The Journal of Arthroplasty , Volume 34 , Issue 1 , 47 - 55

A Biomechanical Foot-Worn Device Improves Total Knee Arthroplasty Outcomes

Debbi, Eytan M.Haim, Amir et al.


Biomechanics after total knee arthroplasty (TKA) often remain abnormal and may lead to prolonged postoperative recovery. The purpose of this study is to assess a biomechanical therapy after TKA.


This is a randomized controlled trial of 50 patients after unilateral TKA. One group underwent a biomechanical therapy in which participants followed a walking protocol while wearing a foot-worn biomechanical device that modifies knee biomechanics and the control group followed a similar walking protocol while wearing a foot-worn sham device. All patients had standard physical therapy postoperatively as well. Patients were evaluated throughout the first postoperative year with clinical measures and gait analysis.

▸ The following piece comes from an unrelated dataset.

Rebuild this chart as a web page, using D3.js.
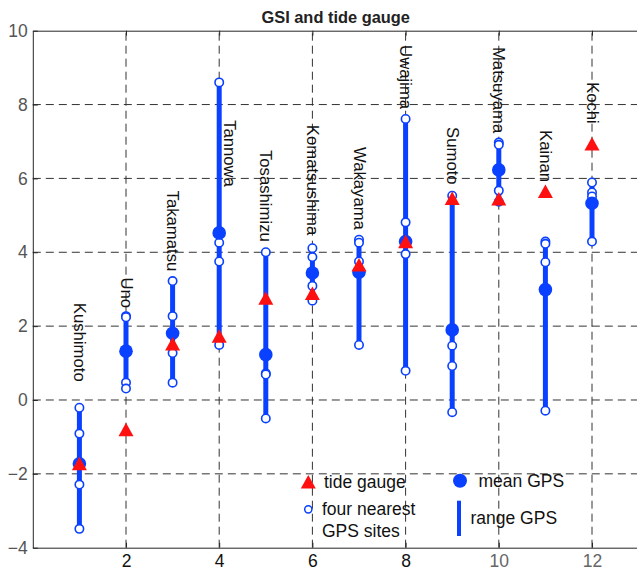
<!DOCTYPE html>
<html>
<head>
<meta charset="utf-8">
<script src="https://cdn.jsdelivr.net/npm/d3@7"></script>
<style>
  html, body { margin: 0; padding: 0; background: #fff; }
  svg { display: block; font-family: "Liberation Sans", Arial, sans-serif; }
</style>
</head>
<body>
<svg id="chart" width="637" height="577"></svg>
<script>
// Tide gauge stations, in plotting order along the x axis
const stations = ["Kushimoto", "Uno", "Takamatsu", "Tannowa", "Tosashimizu", "Komatsushima",
                  "Wakayama", "Uwajima", "Sumoto", "Matsuyama", "Kainan", "Kochi"];
const stationIndex = [1, 2, 3, 4, 5, 6, 7, 8, 9, 10, 11, 12];

// Tide gauge value per station
const tideGauge = [-1.72, -0.80, 1.52, 1.73, 2.76, 2.89, 3.66, 4.29, 5.46, 5.45, 5.65, 6.94];

// Values at the four nearest GPS sites of each station
const gpsSites = [
  [-0.21, -0.91, -2.29, -3.49],
  [2.27, 2.24, 0.47, 0.31],
  [3.22, 2.27, 1.27, 0.47],
  [8.60, 4.26, 3.75, 1.49],
  [4.00, 0.72, 0.69, -0.50],
  [4.11, 3.87, 3.09, 2.69],
  [4.34, 4.26, 3.75, 1.49],
  [7.61, 4.81, 3.95, 0.79],
  [5.53, 1.47, 0.92, -0.33],
  [6.97, 6.91, 5.67, 5.37],
  [4.29, 4.23, 3.73, -0.29],
  [5.89, 5.62, 5.51, 4.29]
];

// Where each station name starts (data coordinates)
const labelX = [1, 2, 3, 4.22, 5, 6, 7, 8, 9, 10, 11, 12];
const labelY = [2.63, 3.32, 5.67, 7.58, 6.77, 7.45, 6.85, 9.61, 7.39, 9.56, 7.31, 8.61];

const xTicks = [2, 4, 6, 8, 10, 12];
const yTicks = [-4, -2, 0, 2, 4, 6, 8, 10];

const BLUE = "#0a40ff";
const RED = "#ff1010";

const svg = d3.select("#chart");
const x = d3.scaleLinear().domain([0, 13]).range([32.8, 638.6]);
const y = d3.scaleLinear().domain([-4, 10]).range([547.7, 30.7]);

// grid
const grid = svg.append("g").attr("stroke", "#333").attr("stroke-width", 1)
  .attr("stroke-dasharray", "8,5").attr("fill", "none");
grid.selectAll("line.v").data(xTicks).join("line").attr("class", "v")
  .attr("x1", d => x(d)).attr("x2", d => x(d))
  .attr("y1", y(-4)).attr("y2", y(10));
grid.selectAll("line.h").data(yTicks.filter(d => d > -4 && d < 10)).join("line").attr("class", "h")
  .attr("y1", d => y(d)).attr("y2", d => y(d))
  .attr("x1", x(0)).attr("x2", x(13));

// axes (ticks point inward)
const axisColor = "#262626";
const gBottom = svg.append("g").attr("transform", `translate(0,${y(-4)})`)
  .call(d3.axisBottom(x).tickValues(xTicks).tickSize(-5).tickPadding(9).tickSizeOuter(0));
const gTop = svg.append("g").attr("transform", `translate(0,${y(10)})`)
  .call(d3.axisTop(x).tickValues(xTicks).tickSize(-5).tickFormat("").tickSizeOuter(0));
const gLeft = svg.append("g").attr("transform", `translate(${x(0)},0)`)
  .call(d3.axisLeft(y).tickValues(yTicks).tickSize(-5).tickPadding(9).tickSizeOuter(0));
[gBottom, gTop, gLeft].forEach(g => {
  g.select(".domain").attr("stroke", axisColor).attr("stroke-width", 1);
  g.selectAll(".tick line").attr("stroke", axisColor);
  g.selectAll(".tick text").attr("font-family", "Liberation Sans, Arial, sans-serif")
    .attr("font-size", 17.5);
});
gLeft.selectAll(".tick text").attr("fill", "#555").attr("dx", 4);
gBottom.selectAll(".tick text").attr("fill", d => d >= 10 ? "#666" : "#111").attr("dy", "0.6em");

// title
svg.append("text").attr("x", (x(0) + x(13)) / 2).attr("y", 23)
  .attr("text-anchor", "middle").attr("font-weight", "bold").attr("font-size", 16.4)
  .attr("fill", "#222").text("GSI and tide gauge");

const rows = stations.map((name, i) => ({
  name, xi: stationIndex[i], sites: gpsSites[i], tide: tideGauge[i],
  mean: d3.mean(gpsSites[i]), ext: d3.extent(gpsSites[i]),
  lx: labelX[i], ly: labelY[i]
}));

// station names, rotated to read downward
svg.append("g").selectAll("text").data(rows).join("text")
  .attr("transform", d => `translate(${x(d.lx)},${y(d.ly)}) rotate(90)`)
  .attr("text-anchor", "start").attr("dominant-baseline", "central")
  .attr("font-size", 16.7).attr("fill", "#111").text(d => d.name);

// GPS range bars
svg.append("g").selectAll("line").data(rows).join("line")
  .attr("x1", d => x(d.xi)).attr("x2", d => x(d.xi))
  .attr("y1", d => y(d.ext[0])).attr("y2", d => y(d.ext[1]))
  .attr("stroke", BLUE).attr("stroke-width", 5);

// four nearest GPS sites
svg.append("g").selectAll("g").data(rows).join("g")
  .selectAll("circle").data(d => d.sites.map(v => ({ xi: d.xi, v }))).join("circle")
  .attr("cx", d => x(d.xi)).attr("cy", d => y(d.v)).attr("r", 4.2)
  .attr("fill", "#fff").attr("stroke", BLUE).attr("stroke-width", 1.6);

// mean GPS
svg.append("g").selectAll("circle").data(rows).join("circle")
  .attr("cx", d => x(d.xi)).attr("cy", d => y(d.mean)).attr("r", 6.8).attr("fill", BLUE);

// tide gauge triangles
const tri = (cx, cy, w, h) => `M${cx - w / 2},${cy + h / 2}L${cx},${cy - h / 2}L${cx + w / 2},${cy + h / 2}Z`;
svg.append("g").selectAll("path").data(rows).join("path")
  .attr("d", d => tri(x(d.xi), y(d.tide), 15, 13.5)).attr("fill", RED);

// legend
const lg = svg.append("g").attr("font-size", 17.5).attr("fill", "#111");
lg.append("path").attr("d", tri(308.3, 481.7, 15, 13.5)).attr("fill", RED);
lg.append("text").attr("x", 324).attr("y", 481.5).attr("dominant-baseline", "central").text("tide gauge");
lg.append("circle").attr("cx", 308.3).attr("cy", 509.3).attr("r", 3.6)
  .attr("fill", "#fff").attr("stroke", BLUE).attr("stroke-width", 1.5);
lg.append("text").attr("x", 322).attr("y", 509.3).attr("dominant-baseline", "central").text("four nearest");
lg.append("text").attr("x", 322).attr("y", 530.7).attr("dominant-baseline", "central").text("GPS sites");
lg.append("circle").attr("cx", 460).attr("cy", 480.7).attr("r", 7).attr("fill", BLUE);
lg.append("text").attr("x", 478.5).attr("y", 481).attr("dominant-baseline", "central").text("mean GPS");
lg.append("line").attr("x1", 459).attr("x2", 459).attr("y1", 500.7).attr("y2", 536)
  .attr("stroke", BLUE).attr("stroke-width", 4);
lg.append("text").attr("x", 470.5).attr("y", 518.3).attr("dominant-baseline", "central").text("range GPS");
</script>
</body>
</html>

Improved outcomes were seen in the biomechanical therapy group compared to the control group in pain scores (88% vs 38%, P = .011), function (86% vs 21%, P = .001), knee scores (83% vs 38%, P = .001), and walking distance (109% vs 47%, P = .001) at 1 year. The therapy group showed healthier biomechanical gait patterns in both the sagittal and coronal planes at 1 year.


A postoperative biomechanical therapy improves outcomes following TKA and should be considered as an additional therapy postoperatively.